Goal of the exercise:
Track down each line that has the word "React" and copy it.

----------

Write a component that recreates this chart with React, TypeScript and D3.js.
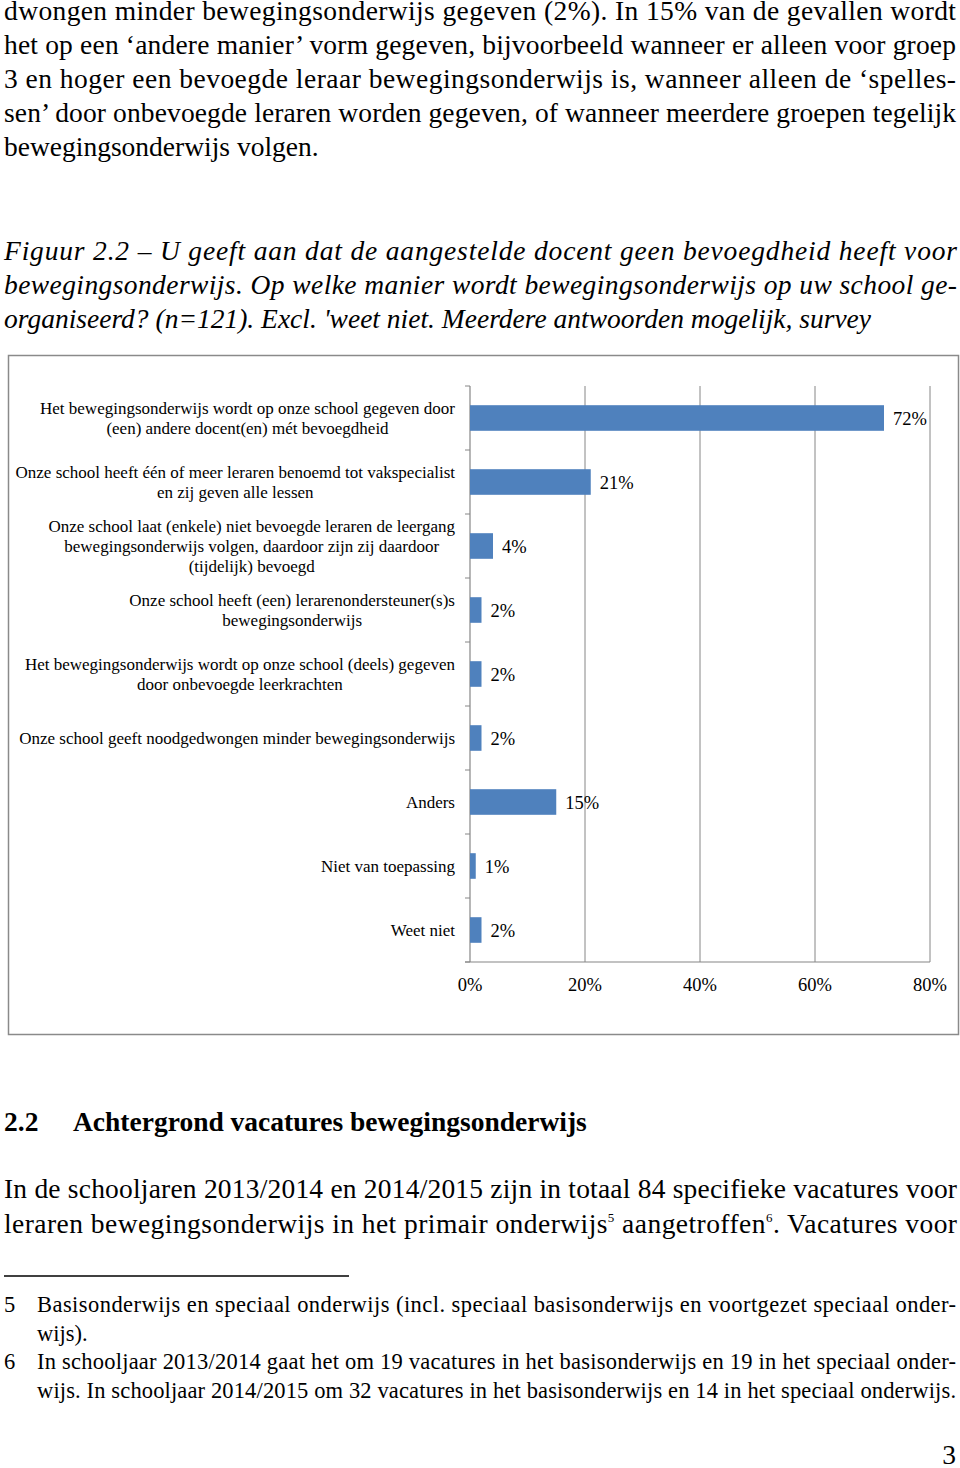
import React, { useEffect, useRef } from "react";
import * as d3 from "d3";

// chart data
const categories: string[][] = [
  ["Het bewegingsonderwijs wordt op onze school gegeven door", "(een) andere docent(en) mét bevoegdheid"],
  ["Onze school heeft één of meer leraren benoemd tot vakspecialist", "en zij geven alle lessen"],
  ["Onze school laat (enkele) niet bevoegde leraren de leergang", "bewegingsonderwijs volgen, daardoor zijn zij daardoor", "(tijdelijk) bevoegd"],
  ["Onze school heeft (een) lerarenondersteuner(s)s", "bewegingsonderwijs"],
  ["Het bewegingsonderwijs wordt op onze school (deels) gegeven", "door onbevoegde leerkrachten"],
  ["Onze school geeft noodgedwongen minder bewegingsonderwijs"],
  ["Anders"],
  ["Niet van toepassing"],
  ["Weet niet"],
];
const values = [72, 21, 4, 2, 2, 2, 15, 1, 2];
const xTicks = [0, 20, 40, 60, 80];

// page text
const para1 = [
  "dwongen minder bewegingsonderwijs gegeven (2%). In 15% van de gevallen wordt",
  "het op een ‘andere manier’ vorm gegeven, bijvoorbeeld wanneer er alleen voor groep",
  "3 en hoger een bevoegde leraar bewegingsonderwijs is, wanneer alleen de ‘spelles-",
  "sen’ door onbevoegde leraren worden gegeven, of wanneer meerdere groepen tegelijk",
  "bewegingsonderwijs volgen.",
];
const caption = [
  "Figuur 2.2 – U geeft aan dat de aangestelde docent geen bevoegdheid heeft voor",
  "bewegingsonderwijs. Op welke manier wordt bewegingsonderwijs op uw school ge-",
  "organiseerd? (n=121). Excl. 'weet niet. Meerdere antwoorden mogelijk, survey",
];
const footnotes = [
  { num: "5", lines: ["Basisonderwijs en speciaal onderwijs (incl. speciaal basisonderwijs en voortgezet speciaal onder-", "wijs)."] },
  { num: "6", lines: ["In schooljaar 2013/2014 gaat het om 19 vacatures in het basisonderwijs en 19 in het speciaal onder-", "wijs. In schooljaar 2014/2015 om 32 vacatures in het basisonderwijs en 14 in het speciaal onderwijs."] },
];

const SERIF = "'Liberation Serif', 'Times New Roman', serif";
const BODY = 27.5;
const FOOT = 22.5;

function Chart() {
  const ref = useRef<SVGGElement>(null);

  useEffect(() => {
    const g = d3.select(ref.current);
    g.selectAll("*").remove();

    const x = d3.scaleLinear().domain([0, 80]).range([470, 930]);
    const y = d3
      .scaleBand<number>()
      .domain(d3.range(values.length))
      .range([386, 962])
      .paddingInner(0.6)
      .paddingOuter(0.3);
    const top = 386, bottom = 962;

    g.append("rect")
      .attr("x", 8.5).attr("y", 355.5).attr("width", 950).attr("height", 679)
      .attr("fill", "#fff").attr("stroke", "#8a8a8a").attr("stroke-width", 1.5);

    // gridlines
    g.selectAll(".grid")
      .data(xTicks.slice(1))
      .enter().append("line")
      .attr("x1", (d) => x(d)).attr("x2", (d) => x(d))
      .attr("y1", top).attr("y2", bottom)
      .attr("stroke", "#868686").attr("stroke-width", 1);

    // y axis + ticks at band boundaries
    g.append("line").attr("x1", 470).attr("x2", 470).attr("y1", top).attr("y2", bottom)
      .attr("stroke", "#868686").attr("stroke-width", 1.2);
    g.selectAll(".ytick")
      .data(d3.range(values.length + 1))
      .enter().append("line")
      .attr("x1", 465).attr("x2", 470)
      .attr("y1", (i) => top + i * y.step()).attr("y2", (i) => top + i * y.step())
      .attr("stroke", "#868686");

    // x axis
    g.append("line").attr("x1", 465).attr("x2", x(80)).attr("y1", bottom).attr("y2", bottom)
      .attr("stroke", "#868686").attr("stroke-width", 1.2);
    g.selectAll(".xlab")
      .data(xTicks)
      .enter().append("text")
      .attr("x", (d) => x(d)).attr("y", 991)
      .attr("text-anchor", "middle")
      .attr("font-size", 18.5)
      .text((d) => d + "%");

    // bars
    g.selectAll(".bar")
      .data(values)
      .enter().append("rect")
      .attr("x", x(0))
      .attr("y", (_, i) => y(i)!)
      .attr("width", (d) => x(d) - x(0))
      .attr("height", y.bandwidth())
      .attr("fill", "#4f81bd");

    g.selectAll(".val")
      .data(values)
      .enter().append("text")
      .attr("x", (d) => x(d) + 9)
      .attr("y", (_, i) => y(i)! + y.bandwidth() / 2 + 6.5)
      .attr("font-size", 18.5)
      .text((d) => d + "%");

    // category labels, lines centred, block right aligned
    categories.forEach((lines, i) => {
      const cy = y(i)! + y.bandwidth() / 2;
      const lab = g.append("g");
      const texts = lines.map((ln, j) =>
        lab.append("text")
          .attr("y", cy + (j - (lines.length - 1) / 2) * 20 + 5.5)
          .attr("font-size", 17)
          .attr("text-anchor", "middle")
          .text(ln)
      );
      const w = d3.max(texts, (t) => (t.node() as SVGTextElement).getComputedTextLength()) || 0;
      texts.forEach((t) => t.attr("x", 455 - w / 2));
    });
  }, []);

  return <g ref={ref} fontFamily={SERIF} fill="#000" />;
}

function Line({ x, y, w, size, style, weight, anchor, children }: any) {
  return (
    <text
      x={x}
      y={y}
      fontSize={size}
      fontStyle={style}
      fontWeight={weight}
      textAnchor={anchor}
      textLength={w}
      lengthAdjust={w ? "spacing" : undefined}
    >
      {children}
    </text>
  );
}

export default function App() {
  return (
    <svg
      width={960}
      height={1468}
      style={{ position: "absolute", left: 0, top: 0, background: "#fff" }}
      fontFamily={SERIF}
    >
      <g fill="#000">
        {para1.map((t, i) => (
          <Line key={i} x={4} y={20 + i * 34} w={i < para1.length - 1 ? 952 : undefined} size={BODY}>
            {t}
          </Line>
        ))}
        {caption.map((t, i) => (
          <Line key={i} x={4} y={260 + i * 34} w={i < caption.length - 1 ? 953 : undefined} size={BODY} style="italic">
            {t}
          </Line>
        ))}
      </g>

      <Chart />

      <g fill="#000">
        <Line x={4} y={1131} size={BODY} weight="bold">2.2</Line>
        <Line x={73} y={1131} size={BODY} weight="bold">Achtergrond vacatures bewegingsonderwijs</Line>

        <Line x={4} y={1198} w={953} size={BODY}>
          In de schooljaren 2013/2014 en 2014/2015 zijn in totaal 84 specifieke vacatures voor
        </Line>
        <Line x={4} y={1233} w={953} size={BODY}>
          leraren bewegingsonderwijs in het primair onderwijs
          <tspan fontSize={13} dy={-11}>5</tspan>
          <tspan dy={11}> aangetroffen</tspan>
          <tspan fontSize={13} dy={-11}>6</tspan>
          <tspan dy={11}>. Vacatures voor</tspan>
        </Line>

        <line x1={4} x2={349} y1={1276} y2={1276} stroke="#000" strokeWidth={1.5} />

        {footnotes.map((f, k) => (
          <g key={k}>
            <Line x={4} y={1312 + k * 57} size={FOOT}>{f.num}</Line>
            {f.lines.map((t, j) => (
              <Line
                key={j}
                x={37}
                y={1312 + k * 57 + j * 29}
                w={k === 1 || j === 0 ? 919 : undefined}
                size={FOOT}
              >
                {t}
              </Line>
            ))}
          </g>
        ))}

        <Line x={956} y={1464} size={BODY} anchor="end">3</Line>
      </g>
    </svg>
  );
}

----------

The reply:
Write a component that recreates this chart with React, TypeScript and D3.js.
import React, { useEffect, useRef } from "react";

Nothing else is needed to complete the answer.